Laptop Man sees the look and says that he isn’t interested in knowing, but that someone else, someone he doesn’t know, asked him to come over and find out.

With that he leaves, but soon he’s back and asking us again where we’re from. Now, my friend is Indian and after we say “Orlando” once again, he turns to her and says, “No, where are you from? Originally?”

“Who wants to know?” she says.

He then points to an Indian man in the bar sitting with a bunch of friends, so my friend tells him what part of India she’s from and he scurries off (Did I mention he’s still carrying his Laptop around?). But I can see him talking to someone, presumably passing on the information, and it’s not the Indian guy he pointed to; it’s another guy, someone very much not Indian, sitting at the bar.

Again, he comes back a few minutes later, only now he’s carrying a tray with three drinks on it. He gives us each one, but doesn’t sit down. Instead he says, “I don’t work here; that guy sent these over,” and again points to the Indian guy. But as far as I’ve seen — and I was facing his direction the entire time — Laptop man has never spoken to the Indian guy.

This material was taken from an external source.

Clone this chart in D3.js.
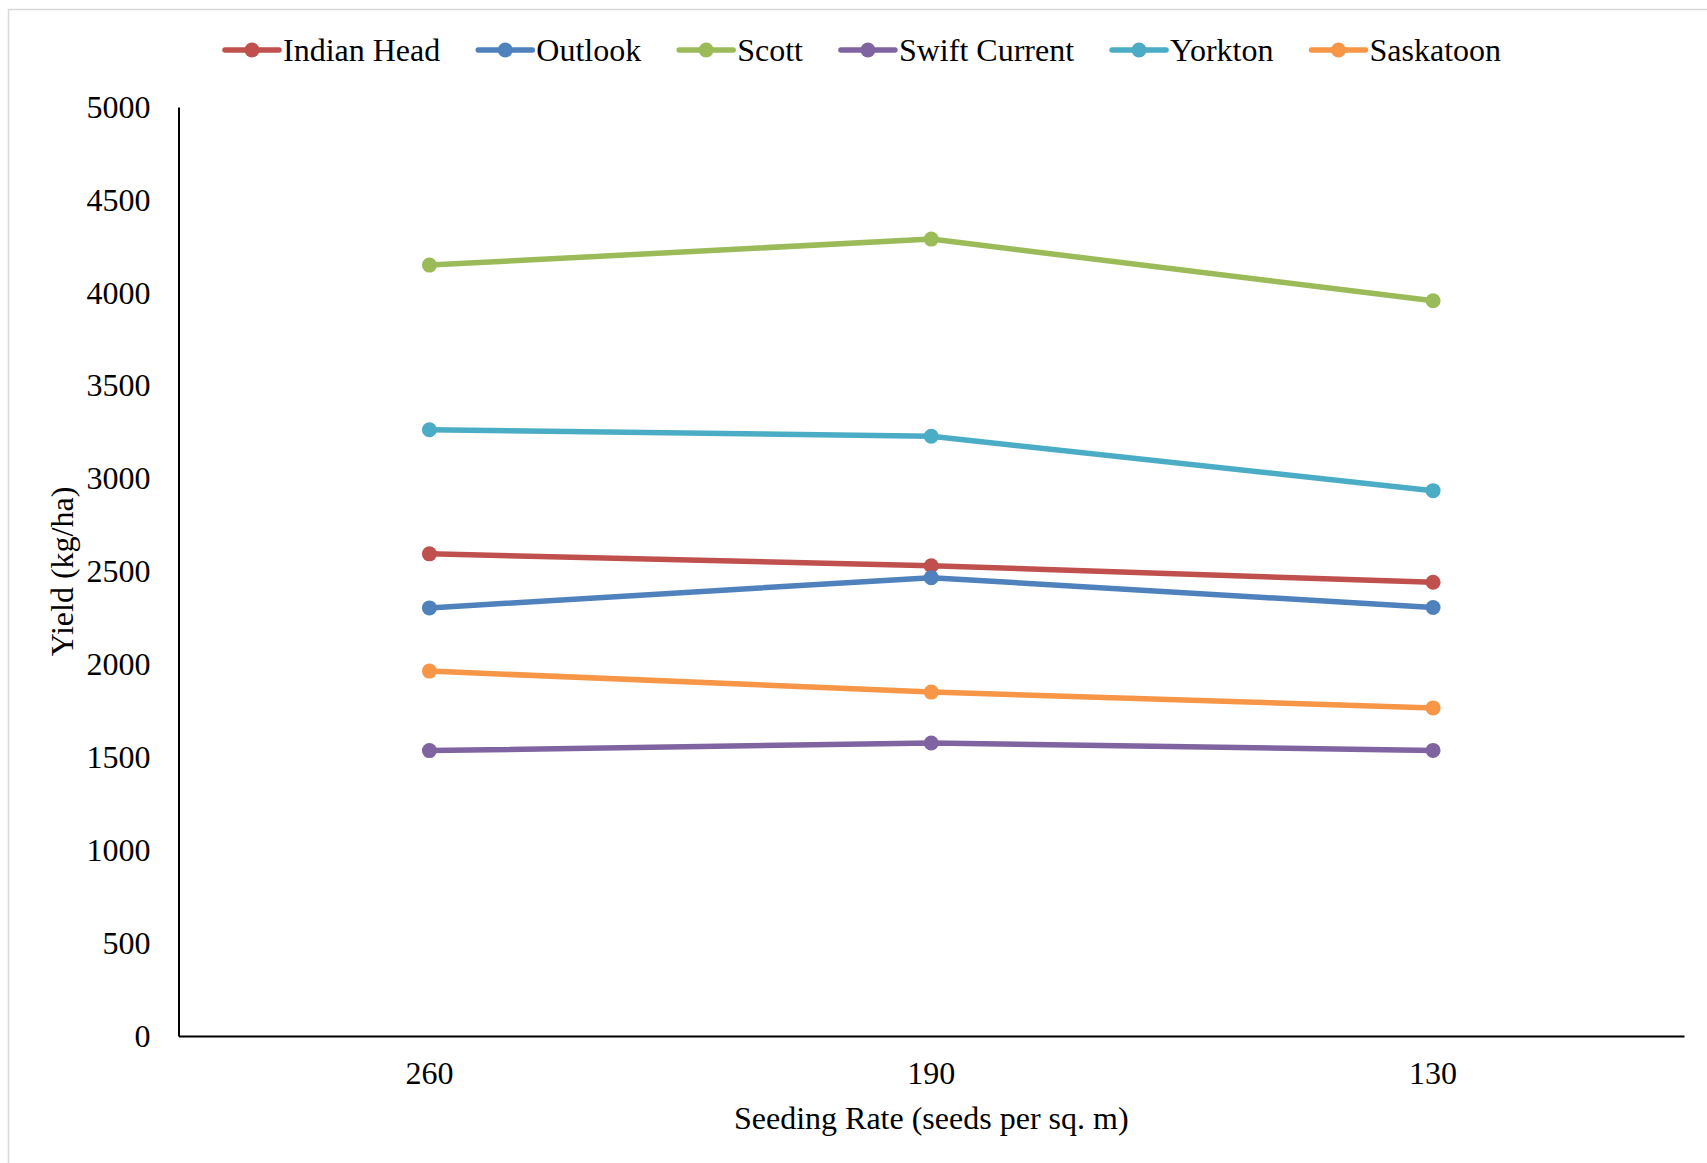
<!DOCTYPE html>
<html>
<head>
<meta charset="utf-8">
<script src="https://cdn.jsdelivr.net/npm/d3@7"></script>
<style>
  html, body { margin: 0; padding: 0; background: #fff; }
  svg { display: block; }
  text { font-family: "Liberation Serif", "Times New Roman", serif; fill: #000; }
</style>
</head>
<body>
<svg id="chart" width="1707" height="1163"></svg>
<script>
// Seeding rates (seeds per sq. m), in plotted order
const seedingRates = ["260", "190", "130"];

// Yield (kg/ha) per site at each seeding rate
const indianHead   = [2595, 2531, 2442];
const outlook      = [2304, 2467, 2306];
const scott        = [4149, 4289, 3957];
const swiftCurrent = [1536, 1577, 1537];
const yorkton      = [3263, 3228, 2935];
const saskatoon    = [1964, 1851, 1766];

const siteNames  = ["Indian Head", "Outlook", "Scott", "Swift Current", "Yorkton", "Saskatoon"];
const siteValues = [indianHead, outlook, scott, swiftCurrent, yorkton, saskatoon];
const siteColors = ["#C0504D", "#4F81BD", "#9BBB59", "#8064A2", "#4BACC6", "#F79646"];

const yTicks = [0, 500, 1000, 1500, 2000, 2500, 3000, 3500, 4000, 4500, 5000];

const series = siteNames.map((name, i) => ({ name, color: siteColors[i], values: siteValues[i] }));

const svg = d3.select("#chart");
const W = 1707, H = 1163;
const margin = { left: 178.5, right: 1684, top: 107, bottom: 1036 };
const fontSize = 32;

// Chart area outline
svg.append("rect")
  .attr("x", 8.5).attr("y", 9.5)
  .attr("width", W + 10).attr("height", H + 10)
  .attr("fill", "none").attr("stroke", "#d9d9d9").attr("stroke-width", 1.5);

const x = d3.scaleBand().domain(seedingRates).range([margin.left, margin.right]);
const y = d3.scaleLinear().domain([0, 5000]).range([margin.bottom, margin.top]);

// Y axis
const yAxis = svg.append("g")
  .attr("transform", `translate(${margin.left},0)`)
  .call(d3.axisLeft(y).tickValues(yTicks).tickSize(0).tickPadding(28).tickFormat(d3.format("d")));
yAxis.select(".domain").attr("stroke", "#000").attr("stroke-width", 2);
yAxis.selectAll("text")
  .attr("font-size", fontSize)
  .attr("font-family", "Liberation Serif, serif")
  .attr("fill", "#000");

// X axis
const xAxis = svg.append("g")
  .attr("transform", `translate(0,${margin.bottom})`)
  .call(d3.axisBottom(x).tickSize(0).tickPadding(25));
xAxis.select(".domain").attr("stroke", "#000").attr("stroke-width", 2);
xAxis.selectAll("text")
  .attr("font-size", fontSize)
  .attr("font-family", "Liberation Serif, serif")
  .attr("fill", "#000");

// Axis titles
svg.append("text")
  .attr("transform", `translate(62,${(margin.top + margin.bottom) / 2}) rotate(-90)`)
  .attr("text-anchor", "middle")
  .attr("dominant-baseline", "central")
  .attr("font-size", fontSize)
  .text("Yield (kg/ha)");

svg.append("text")
  .attr("x", (margin.left + margin.right) / 2)
  .attr("y", 1118)
  .attr("text-anchor", "middle")
  .attr("dominant-baseline", "central")
  .attr("font-size", fontSize)
  .text("Seeding Rate (seeds per sq. m)");

// Lines and markers
const cx = r => x(r) + x.bandwidth() / 2;
const line = d3.line()
  .x((d, i) => cx(seedingRates[i]))
  .y(d => y(d));

const groups = svg.append("g").selectAll("g.series")
  .data(series).join("g").attr("class", "series");

groups.append("path")
  .attr("d", d => line(d.values))
  .attr("fill", "none")
  .attr("stroke", d => d.color)
  .attr("stroke-width", 5.5)
  .attr("stroke-linejoin", "round");

groups.each(function (s) {
  d3.select(this).selectAll("circle")
    .data(s.values).join("circle")
    .attr("cx", (d, i) => cx(seedingRates[i]))
    .attr("cy", d => y(d))
    .attr("r", 7.5)
    .attr("fill", s.color);
});

// Legend
const legend = svg.append("g").attr("transform", "translate(225,50)");
let offset = 0;
series.forEach(s => {
  const item = legend.append("g").attr("transform", `translate(${offset},0)`);
  item.append("line")
    .attr("x1", 0).attr("x2", 54).attr("y1", 0).attr("y2", 0)
    .attr("stroke", s.color).attr("stroke-width", 5.5).attr("stroke-linecap", "round");
  item.append("circle").attr("cx", 27).attr("cy", 0).attr("r", 7.5).attr("fill", s.color);
  const t = item.append("text")
    .attr("x", 58).attr("y", 0)
    .attr("dominant-baseline", "central")
    .attr("font-size", fontSize)
    .text(s.name);
  offset += 58 + t.node().getComputedTextLength() + 38;
});
</script>
</body>
</html>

Ever. And after he leaves the table, I see him go over to Non-Indian guy at the bar and give him one of the drinks. Does he think I cannot see him? Because I can.

Through all this, though, my friend and I are not overly concerned about what’s going on. It’s just so random. Then Laptop guy leaves the bar and in his wake, Non-Indian guy at the bar comes over.

Before, I think raven-tressed me might have told him to go away. But as a blond, I just don’t feel as tough. Which was fine, because that makes this story all the better. Or, at least, it makes this story passable.

“Hey,” he says as he sits down, “that guy told me ya’ll were asking about me and said for me to come over here and talk to you guys after he left.”

He did? We did? Hello, Candid Camera?

I ask: “Did you know that guy?”

And no, he didn’t. It was just some guy who gave him a free drink (and said it was from us, I assume). And then he says, “So ya’ll are from New Orleans?”

Orlando, New Orleans, close enough … especially since we weren’t from Orlando to begin with. The whole thing was so weird. We ended up talking to Non-Indian guy for probably an hour but, during that whole time, probably only told the truth once.

This is all to say, perhaps not very effectively, that this blond thing has its up and down sides (if you consider lying to someone for an hour as an upside, which of course, I do, because it was fun). And I’m starting to really like the upsides. Even if it means buying new clothes and giving up the color black altogether.

Just don’t ask me to give up dark-haired boys who smoke. That’s out of the question.